Given material »

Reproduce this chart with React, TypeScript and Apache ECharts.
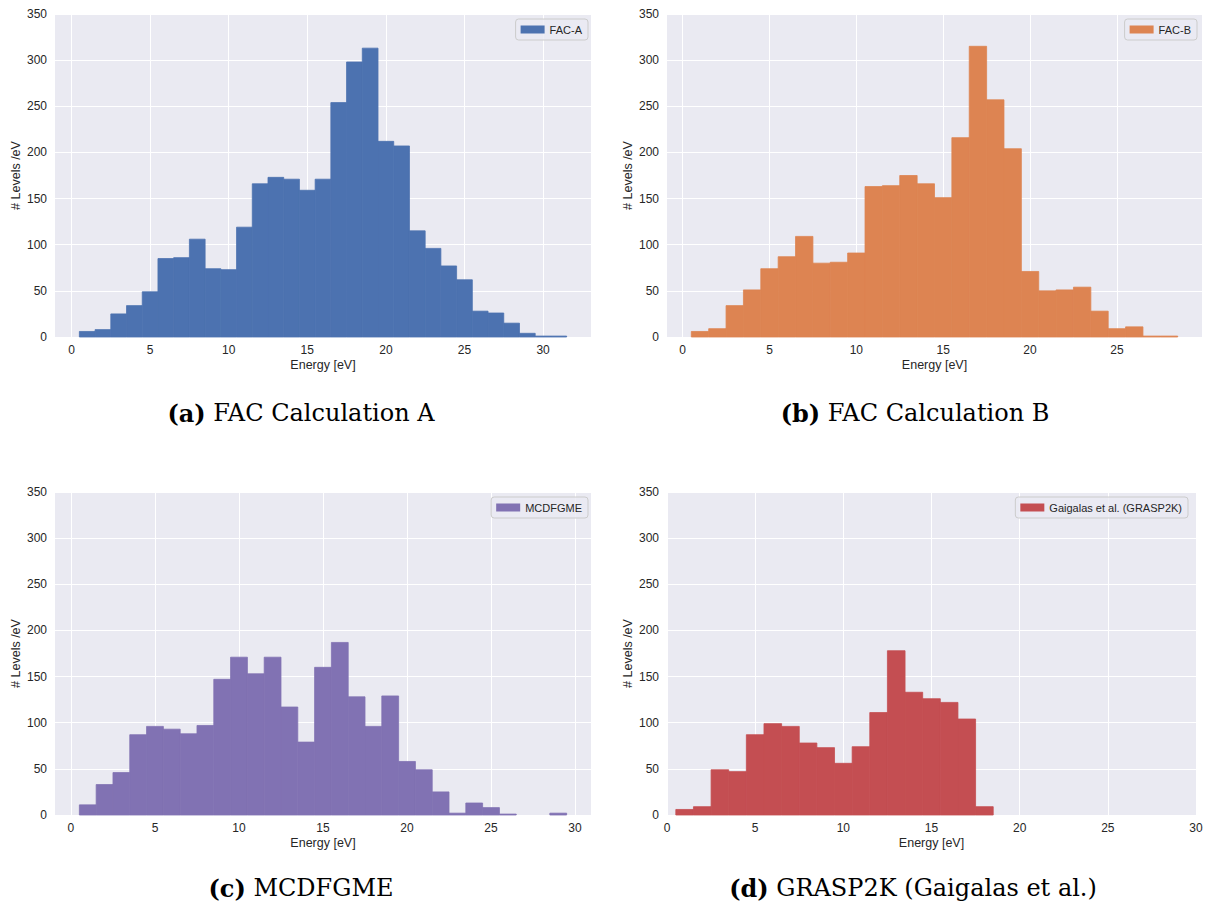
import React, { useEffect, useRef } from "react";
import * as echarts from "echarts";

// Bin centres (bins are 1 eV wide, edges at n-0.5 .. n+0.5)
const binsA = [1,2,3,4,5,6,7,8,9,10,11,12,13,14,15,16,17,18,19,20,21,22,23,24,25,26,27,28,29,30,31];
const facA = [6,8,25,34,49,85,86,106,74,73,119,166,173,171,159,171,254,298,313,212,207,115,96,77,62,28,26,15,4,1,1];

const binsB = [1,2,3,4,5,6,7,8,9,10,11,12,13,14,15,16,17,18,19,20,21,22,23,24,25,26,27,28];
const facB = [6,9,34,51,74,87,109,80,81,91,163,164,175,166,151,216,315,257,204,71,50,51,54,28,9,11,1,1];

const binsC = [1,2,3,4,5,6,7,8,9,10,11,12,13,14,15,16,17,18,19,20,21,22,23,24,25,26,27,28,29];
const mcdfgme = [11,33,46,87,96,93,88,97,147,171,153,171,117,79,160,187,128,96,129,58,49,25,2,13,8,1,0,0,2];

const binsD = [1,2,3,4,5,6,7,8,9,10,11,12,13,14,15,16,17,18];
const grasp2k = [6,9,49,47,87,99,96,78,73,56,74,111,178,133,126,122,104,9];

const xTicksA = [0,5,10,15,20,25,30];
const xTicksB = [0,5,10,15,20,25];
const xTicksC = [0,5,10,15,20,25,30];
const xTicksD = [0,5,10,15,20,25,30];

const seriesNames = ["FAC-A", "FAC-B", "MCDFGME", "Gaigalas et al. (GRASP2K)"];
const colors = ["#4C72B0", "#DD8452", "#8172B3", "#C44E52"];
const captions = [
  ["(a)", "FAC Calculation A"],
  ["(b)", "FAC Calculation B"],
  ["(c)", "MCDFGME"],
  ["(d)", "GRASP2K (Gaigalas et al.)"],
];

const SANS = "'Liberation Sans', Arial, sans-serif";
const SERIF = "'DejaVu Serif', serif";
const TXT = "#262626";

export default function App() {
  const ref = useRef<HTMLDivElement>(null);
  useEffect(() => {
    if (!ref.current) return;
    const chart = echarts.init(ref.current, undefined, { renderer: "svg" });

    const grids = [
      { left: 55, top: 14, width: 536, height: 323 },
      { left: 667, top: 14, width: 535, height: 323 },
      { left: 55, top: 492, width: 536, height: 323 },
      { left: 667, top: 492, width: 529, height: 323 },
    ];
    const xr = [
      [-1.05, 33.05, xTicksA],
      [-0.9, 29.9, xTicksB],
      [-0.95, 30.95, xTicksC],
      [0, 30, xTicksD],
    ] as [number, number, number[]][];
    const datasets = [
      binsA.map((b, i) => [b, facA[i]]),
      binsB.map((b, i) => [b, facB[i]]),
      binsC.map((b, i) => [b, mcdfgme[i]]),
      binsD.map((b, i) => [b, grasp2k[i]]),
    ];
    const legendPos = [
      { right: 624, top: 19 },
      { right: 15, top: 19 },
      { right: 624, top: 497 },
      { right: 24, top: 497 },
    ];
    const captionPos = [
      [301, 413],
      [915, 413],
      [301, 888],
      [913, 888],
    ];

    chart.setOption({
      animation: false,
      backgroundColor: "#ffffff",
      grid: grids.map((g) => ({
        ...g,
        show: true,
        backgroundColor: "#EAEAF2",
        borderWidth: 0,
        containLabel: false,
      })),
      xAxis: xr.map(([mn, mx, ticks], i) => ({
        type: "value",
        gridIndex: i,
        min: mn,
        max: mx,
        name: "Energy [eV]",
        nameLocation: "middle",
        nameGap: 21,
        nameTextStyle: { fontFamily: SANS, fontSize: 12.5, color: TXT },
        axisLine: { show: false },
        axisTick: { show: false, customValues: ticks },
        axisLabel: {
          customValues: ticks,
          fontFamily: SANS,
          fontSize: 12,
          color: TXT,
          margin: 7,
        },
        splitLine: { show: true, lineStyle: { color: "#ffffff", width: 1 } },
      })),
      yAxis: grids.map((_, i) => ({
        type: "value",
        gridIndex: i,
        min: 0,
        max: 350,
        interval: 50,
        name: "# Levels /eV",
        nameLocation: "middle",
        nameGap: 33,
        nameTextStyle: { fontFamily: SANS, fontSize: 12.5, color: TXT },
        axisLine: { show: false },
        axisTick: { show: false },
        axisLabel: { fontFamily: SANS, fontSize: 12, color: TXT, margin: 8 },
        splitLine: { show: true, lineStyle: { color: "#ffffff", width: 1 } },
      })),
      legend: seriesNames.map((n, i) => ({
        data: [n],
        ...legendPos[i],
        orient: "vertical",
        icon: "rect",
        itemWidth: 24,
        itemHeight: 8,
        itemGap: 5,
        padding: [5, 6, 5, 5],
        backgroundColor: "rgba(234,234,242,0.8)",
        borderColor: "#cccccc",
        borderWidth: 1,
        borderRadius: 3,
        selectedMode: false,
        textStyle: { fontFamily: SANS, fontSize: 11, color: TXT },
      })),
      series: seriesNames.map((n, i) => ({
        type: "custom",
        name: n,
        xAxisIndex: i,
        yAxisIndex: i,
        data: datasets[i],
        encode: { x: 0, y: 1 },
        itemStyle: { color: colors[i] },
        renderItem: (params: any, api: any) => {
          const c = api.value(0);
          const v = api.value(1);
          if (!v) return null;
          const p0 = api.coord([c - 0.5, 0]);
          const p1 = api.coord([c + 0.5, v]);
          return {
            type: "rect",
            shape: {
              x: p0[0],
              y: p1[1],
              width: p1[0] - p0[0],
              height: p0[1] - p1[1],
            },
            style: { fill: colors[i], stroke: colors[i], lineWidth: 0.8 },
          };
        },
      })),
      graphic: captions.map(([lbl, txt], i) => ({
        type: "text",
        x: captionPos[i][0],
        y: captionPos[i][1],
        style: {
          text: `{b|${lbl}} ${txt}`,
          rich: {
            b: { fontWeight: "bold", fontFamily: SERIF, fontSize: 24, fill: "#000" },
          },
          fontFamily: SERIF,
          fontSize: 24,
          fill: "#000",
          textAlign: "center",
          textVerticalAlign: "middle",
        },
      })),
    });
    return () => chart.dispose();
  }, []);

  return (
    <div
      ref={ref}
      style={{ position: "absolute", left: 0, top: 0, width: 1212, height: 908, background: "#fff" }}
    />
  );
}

What the task requires » Go over the data above and copy every line that has the word "React" in it.

Exercise answer »
Reproduce this chart with React, TypeScript and Apache ECharts.
import React, { useEffect, useRef } from "react";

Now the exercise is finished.